Par définition, la politique est l’art de choisir entre plusieurs possibilités d’organisation. Le grand politique identifie un levier, qui lui permettra de mettre en mouvement la société de manière rapide et décisive. Pardonnez-moi cette évidence mais les grands politiques sont rares car il faut des hommes et des femmes qui sachent à la fois voir loin et se concentrer, en même temps, sur les  détails qui leur permettront de débloquer des situations. Tenir les deux bouts n’est possible que si l’on a du caractère, du courage politique. Pour être politique, il faut accepter le débat, la joute; il faut assumer clivage, mise à distance. La politique vit du débat entre une droite et une gauche. La France, l’Europe, s’étiolent parce qu’on y voit aucun débat politique. Macron est l’homme du « en même temps ». Angela Merkel n’a cessé de répété « Il ‘y a pas d’alternative ». Réconcilier les peuples avec l’Europe ne dépend pas de la capacité à « faire peuple » des dirigeants. Lorsque Giscard est allé « dîner chez l’habitant » ou a invité des éboueurs au petit déjeuner à l’Elysée, cela ne lui a rapporté aucune voix; cela a même dû lui en faire perdre. Regardez Sarkozy; je me souviens d’un de ses amis d’adolescence racontant en s’amusant: « pendant longtemps, Nicolas ne connaissait que deux lieux en France, Neuilly et Saint-Tropez - peut-être trois avec la station-service à mi-chemin. »; et pourtant Sarkozy a su parler à la France tant qu’il a assumé d’être de droite et proposé des politiques tranchées. Mais, très vite, Sarkozy s’est « giscardisé »: il a pratiqué « l’ouverture »; il a accepté le Traité de Lisbonne; et il est devenu de plus en plus « franco-allemand ». Aujourd’hui, l’enjeu pour l’Europe, c’est que la France mette l’Allemagne au pied du mur: refaire Schengen; avoir une autre lecture du traité d’Union Monétaire, qui implique une politique de change active etc....

Toujours selon Dani Rodrik  "il est naturel que les électeurs se lassent des promesses qu’ils formulent, et qu’ils se laissent séduire par des candidats de l’antisystème, dont ils peuvent raisonnablement attendre un changement par rapport aux politiques habituelles". D'un point de vue politique, comment permettre une reprise de contact entre les populations et un tel projet européen "réaliste" ?

Les élites doivent tout faire pour organiser un débat en leur sein. Il est bon qu’il y ait des libéraux. Il est dommage qu’en face d’eux on ne trouve pas plus de conservateurs. La seule façon qu’aurait la droite française de déstabiliser Macron, c’est de développer un programme conservateur au sens britannique du terme.

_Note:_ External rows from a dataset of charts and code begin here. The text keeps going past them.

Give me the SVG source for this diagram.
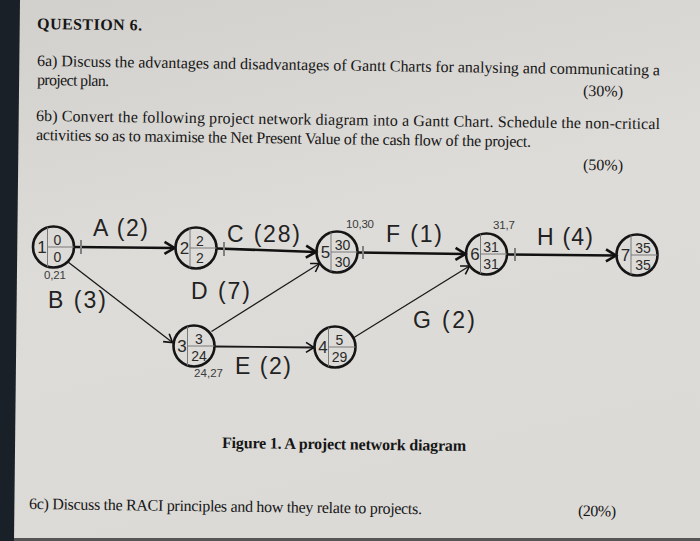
<svg xmlns="http://www.w3.org/2000/svg" width="700" height="541" viewBox="0 0 700 541">
<defs>
<linearGradient id="bg" x1="0" y1="0" x2="0.3" y2="1">
<stop offset="0" stop-color="#d2d0cc"/>
<stop offset="0.5" stop-color="#dedcd8"/>
<stop offset="1" stop-color="#dcdad6"/>
</linearGradient>
<marker id="ah" markerUnits="userSpaceOnUse" markerWidth="16" markerHeight="16" viewBox="-12 -8 14 16" refX="0" refY="0" orient="auto">
<path d="M-10,-6 L0,0 L-10,6" fill="none" stroke="#111" stroke-width="2.6" stroke-linejoin="miter"/>
</marker>
<marker id="ahs" markerUnits="userSpaceOnUse" markerWidth="14" markerHeight="14" viewBox="-10 -7 12 14" refX="0" refY="0" orient="auto">
<path d="M-8,-5 L0,0 L-8,5" fill="none" stroke="#111" stroke-width="1.6"/>
</marker>
</defs>
<style>
.paper{font-family:"Liberation Serif","Times New Roman",serif;fill:#161616;font-size:16px}
.bold{font-weight:bold}
.node circle{fill:none;stroke:#151515;stroke-width:2.6}
.node line{stroke:#7a7a7a;stroke-width:1}
.node text{font-family:"Liberation Sans",Arial,sans-serif;fill:#2a2a2a}
.big{font-size:17px;text-anchor:middle}
.num{font-size:14px;text-anchor:middle}
.lbl{font-family:"Liberation Sans",Arial,sans-serif;font-size:23px;fill:#222}
.sml{font-family:"Liberation Sans",Arial,sans-serif;font-size:11.5px;fill:#3a3a3a}
.thick{stroke:#111;stroke-width:2.6;fill:none}
.thin{stroke:#1a1a1a;stroke-width:1.3;fill:none}
.tick{stroke:#808080;stroke-width:2}
</style>
<rect width="700" height="541" fill="url(#bg)"/>
<polygon points="0,0 20,0 14,541 0,541" fill="#1a2028"/>
<rect x="14" y="538" width="686" height="3" fill="#555"/>

<text class="paper bold" x="37" y="29" font-size="17" textLength="105" transform="rotate(0.8 37 29)">QUESTION 6.</text>
<text class="paper" x="37" y="66" textLength="623" transform="rotate(0.85 37 66)">6a)  Discuss the advantages and disadvantages of Gantt Charts for analysing and communicating a</text>
<text class="paper" x="37" y="85" textLength="72" transform="rotate(0.85 37 85)">project plan.</text>
<text class="paper" x="583" y="96" textLength="40" transform="rotate(0.85 583 96)">(30%)</text>
<text class="paper" x="36" y="121" textLength="624" transform="rotate(0.75 36 121)">6b) Convert the following project network diagram into a Gantt Chart. Schedule the non-critical</text>
<text class="paper" x="36" y="140" textLength="495" transform="rotate(0.8 36 140)">activities so as to maximise the Net Present Value of the cash flow of the project.</text>
<text class="paper" x="583" y="170" textLength="40" transform="rotate(0.8 583 170)">(50%)</text>

<g id="connectors">
<path id="A" class="thick" d="M74,247 L174.5,248" marker-end="url(#ah)"/>
<path id="C" class="thick" d="M217,248.5 L316,252" marker-end="url(#ah)"/>
<path id="F" class="thick" d="M357.5,252.5 L465.5,254" marker-end="url(#ah)"/>
<path id="H" class="thick" d="M507,254.5 L616,255.5" marker-end="url(#ah)"/>
<path id="B" class="thin" d="M68,262 L172.5,342.5" marker-end="url(#ahs)"/>
<path id="D" class="thin" d="M211.5,331.5 L319.5,263.5" marker-end="url(#ahs)"/>
<path id="E" class="thin" style="stroke-width:1.8" d="M214.5,346.5 L314,347.5" marker-end="url(#ahs)"/>
<path id="G" class="thin" d="M354,337.5 L469.5,266" marker-end="url(#ahs)"/>
<line class="tick" x1="81" y1="240" x2="81" y2="254"/>
<line class="tick" x1="224" y1="242" x2="224" y2="256"/>
<line class="tick" x1="363" y1="246" x2="363" y2="259"/>
<line class="tick" x1="515" y1="248" x2="515" y2="261"/>
</g>

<text class="lbl" x="93" y="236" textLength="55">A (2)</text>
<text class="lbl" x="227" y="242" textLength="73">C (28)</text>
<text class="lbl" x="386" y="242" textLength="56">F (1)</text>
<text class="lbl" x="537" y="245" textLength="56">H (4)</text>
<text class="lbl" x="48" y="308" textLength="58">B (3)</text>
<text class="lbl" x="191" y="299" textLength="59">D (7)</text>
<text class="lbl" x="413" y="328" textLength="62">G (2)</text>
<text class="lbl" x="235" y="374" textLength="56">E (2)</text>
<text class="sml" x="44" y="279" textLength="22">0,21</text>
<text class="sml" x="346" y="228" textLength="28">10,30</text>
<text class="sml" x="493" y="229" textLength="22">31,7</text>
<text class="sml" x="194" y="377" textLength="29">24,27</text>

<g id="n1" class="node" transform="translate(53.5,247)">
<circle r="20.5"/><line x1="-6" y1="-19.6" x2="-6" y2="19.6"/><line x1="-6" y1="0" x2="20.5" y2="0"/>
<text class="big" x="-11.5" y="6">1</text><text class="num" x="4" y="-2">0</text><text class="num" x="4" y="14.5">0</text>
</g>
<g id="n2" class="node" transform="translate(196,248)">
<circle r="20.5"/><line x1="-6" y1="-19.6" x2="-6" y2="19.6"/><line x1="-6" y1="0" x2="20.5" y2="0"/>
<text class="big" x="-11.5" y="6">2</text><text class="num" x="4" y="-2">2</text><text class="num" x="4" y="14.5">2</text>
</g>
<g id="n3" class="node" transform="translate(194,346)">
<circle r="20.5"/><line x1="-6.5" y1="-19.4" x2="-6.5" y2="19.4"/><line x1="-6.5" y1="0" x2="20.5" y2="0"/>
<text class="big" x="-12" y="6">3</text><text class="num" x="5" y="-2">3</text><text class="num" x="5" y="14.5">24</text>
</g>
<g id="n4" class="node" transform="translate(335,347)">
<circle r="20.5"/><line x1="-6.5" y1="-19.4" x2="-6.5" y2="19.4"/><line x1="-6.5" y1="0" x2="20.5" y2="0"/>
<text class="big" x="-12" y="6">4</text><text class="num" x="4.5" y="-2">5</text><text class="num" x="4.5" y="14.5">29</text>
</g>
<g id="n5" class="node" transform="translate(337,252)">
<circle r="20.5"/><line x1="-6" y1="-19.6" x2="-6" y2="19.6"/><line x1="-6" y1="0" x2="20.5" y2="0"/>
<text class="big" x="-11.5" y="6">5</text><text class="num" x="5.5" y="-2">30</text><text class="num" x="5.5" y="14.5">30</text>
</g>
<g id="n6" class="node" transform="translate(486.5,254)">
<circle r="20.5"/><line x1="-6" y1="-19.6" x2="-6" y2="19.6"/><line x1="-6" y1="0" x2="20.5" y2="0"/>
<text class="big" x="-11.5" y="6">6</text><text class="num" x="4.5" y="-2">31</text><text class="num" x="4.5" y="14.5">31</text>
</g>
<g id="n7" class="node" transform="translate(637,255)">
<circle r="20.5"/><line x1="-6" y1="-19.6" x2="-6" y2="19.6"/><line x1="-6" y1="0" x2="20.5" y2="0"/>
<text class="big" x="-11.5" y="6">7</text><text class="num" x="6" y="-2">35</text><text class="num" x="6" y="14.5">35</text>
</g>

<text class="paper bold" x="222" y="448" font-size="14" textLength="244" transform="rotate(0.7 222 448)">Figure 1.  A project network diagram</text>
<text class="paper" x="29" y="509" font-size="14.5" textLength="393" transform="rotate(0.75 29 509)">6c) Discuss the RACI principles and how they relate to projects.</text>
<text class="paper" x="578" y="516" font-size="14.5" textLength="38" transform="rotate(0.75 578 516)">(20%)</text>
</svg>
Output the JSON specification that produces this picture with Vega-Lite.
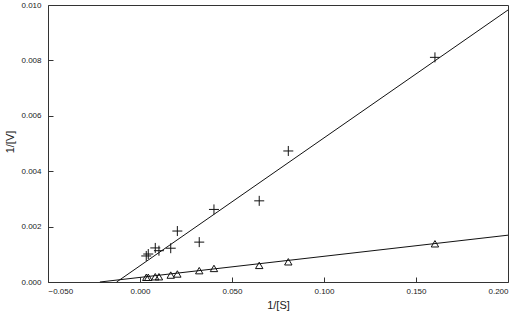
{
  "$schema": "https://vega.github.io/schema/vega-lite/v6.json",
  "width": 460,
  "height": 277,
  "autosize": "none",
  "padding": {"left": 48, "top": 5, "right": 12, "bottom": 33},
  "background": "white",
  "config": {
    "view": {"stroke": "#333", "strokeWidth": 1},
    "font": "Liberation Sans",
    "axis": {
      "grid": false,
      "domain": false,
      "offset": -5,
      "ticks": true,
      "tickColor": "#333",
      "tickWidth": 1,
      "tickSize": 5,
      "zindex": 1,
      "labelColor": "#222",
      "titleColor": "#222",
      "labelFontSize": 8,
      "titleFontSize": 11,
      "titleFontWeight": "normal",
      "labelFont": "Liberation Sans",
      "titleFont": "Liberation Sans"
    }
  },
  "datasets": {
    "plus": [
      {"s": 0.0034, "v": 0.00094},
      {"s": 0.0045, "v": 0.00101},
      {"s": 0.0083, "v": 0.00123},
      {"s": 0.0103, "v": 0.00113},
      {"s": 0.0167, "v": 0.00122},
      {"s": 0.0203, "v": 0.00184},
      {"s": 0.0322, "v": 0.00144},
      {"s": 0.0402, "v": 0.00262},
      {"s": 0.0648, "v": 0.00293},
      {"s": 0.0806, "v": 0.00473},
      {"s": 0.1603, "v": 0.00811}
    ],
    "tri": [
      {"s": 0.0034, "v": 0.00017},
      {"s": 0.0045, "v": 0.00017},
      {"s": 0.0083, "v": 0.00019},
      {"s": 0.0103, "v": 0.00019},
      {"s": 0.0167, "v": 0.00025},
      {"s": 0.0203, "v": 0.00029},
      {"s": 0.0322, "v": 0.00041},
      {"s": 0.0402, "v": 0.00049},
      {"s": 0.0648, "v": 0.0006},
      {"s": 0.0806, "v": 0.00073},
      {"s": 0.1603, "v": 0.00138}
    ],
    "fits": [
      {"series": "a", "s": -0.0127, "v": 0},
      {"series": "a", "s": 0.2, "v": 0.00982},
      {"series": "b", "s": -0.0218, "v": 0},
      {"series": "b", "s": 0.2, "v": 0.00169}
    ]
  },
  "layer": [
    {
      "mark": {"type": "rule", "color": "#333", "strokeWidth": 1},
      "encoding": {"x": {"datum": 0, "type": "quantitative"}}
    },
    {
      "data": {"name": "fits"},
      "mark": {"type": "line", "color": "#111", "strokeWidth": 1},
      "encoding": {
        "x": {"field": "s", "type": "quantitative", "scale": {"domain": [-0.05, 0.2], "nice": false},
          "axis": {"title": "1/[S]", "values": [-0.05, 0, 0.05, 0.1, 0.15, 0.2], "format": ".3f", "labelPadding": 5, "titleBaseline": "middle", "titleY": 28.5}},
        "y": {"field": "v", "type": "quantitative", "scale": {"domain": [0, 0.01], "nice": false},
          "axis": {"title": "1/[V]", "values": [0, 0.002, 0.004, 0.006, 0.008, 0.01], "format": ".3f", "labelPadding": 7, "titleBaseline": "middle", "titleX": -43, "titleY": 136.5}},
        "detail": {"field": "series"}
      }
    },
    {
      "data": {"name": "plus"},
      "mark": {"type": "point", "shape": "M-1,0L1,0M0,-1L0,1", "size": 100, "filled": false, "stroke": "#111", "strokeWidth": 1, "opacity": 1},
      "encoding": {
        "x": {"field": "s", "type": "quantitative"},
        "y": {"field": "v", "type": "quantitative"}
      }
    },
    {
      "data": {"name": "tri"},
      "mark": {"type": "point", "shape": "triangle-up", "size": 55, "filled": false, "stroke": "#111", "strokeWidth": 1, "opacity": 1},
      "encoding": {
        "x": {"field": "s", "type": "quantitative"},
        "y": {"field": "v", "type": "quantitative"}
      }
    }
  ]
}
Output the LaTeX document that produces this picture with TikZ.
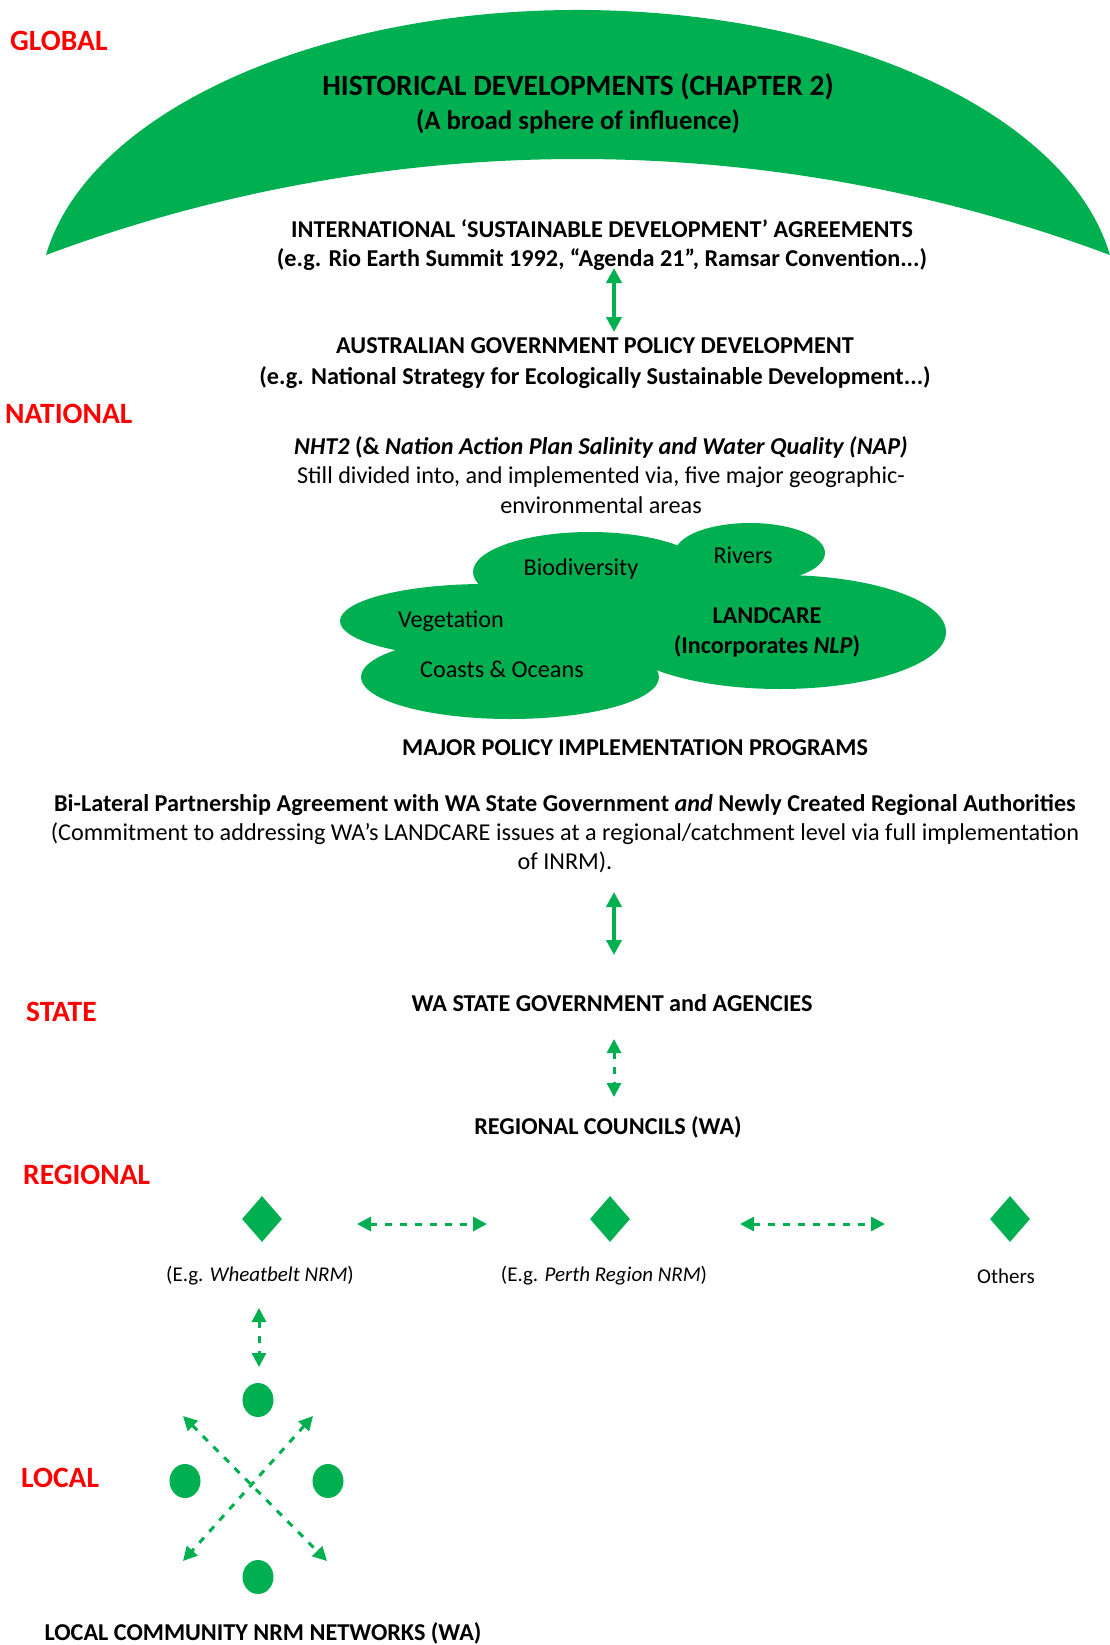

Personne n’est contre la paix et la prospérité mondiale; personne n’imagine une nouvelle guerre européenne; eh bien, justement, au nom du bien commun - du « Commonwealth »! - il est urgent d’opposer à la politique de Monsieur Macron: 1. Une renégociation de Schengen. 2. L’instauration d’une politique de change active de la zone euro 3. Une politique d’investissement massif, privé comme public, dans l’éducation et la recherche 4. Une politique de soutien aux familles. 5. L’instauration de la souveraineté des Français et des Européens sur les données numériques etc.... Sur chacun de ces dossiers, on voit bien comme le verrouillage des débats par les institutions européennes et le consensus merkelien peut être un obstacle. Tant mieux: il y aura débat; la France réapprendra à exiger la défense de ses intérêts en Europe; il y aura peut-être même cassure avec les partenaires sur tel ou tel point. Il faut être prêt à l’assumer. Et qu’on ne nous raconte pas qu’une nouvelle politique de la chaise vide mettrait en danger l’Europe! Au contraire, c’est la seule façon de la sauver. Il ne s’agit pas, d’ailleurs, de chaise vide! Angela Merkel ou un autre chancelier allemand si cette dernière ne réussissait pas à construire de coalition, arriveront profondément affaiblis par les dernières élections allemandes. La France a la chance d’avoir un président fort au moment où la chancelière est très affaiblie. Il est grand temps de restaurer politique et débat au sein des institutions européennes. C’est d’ailleurs à cette occasion que nous allons voir si notre président est vraiment fort.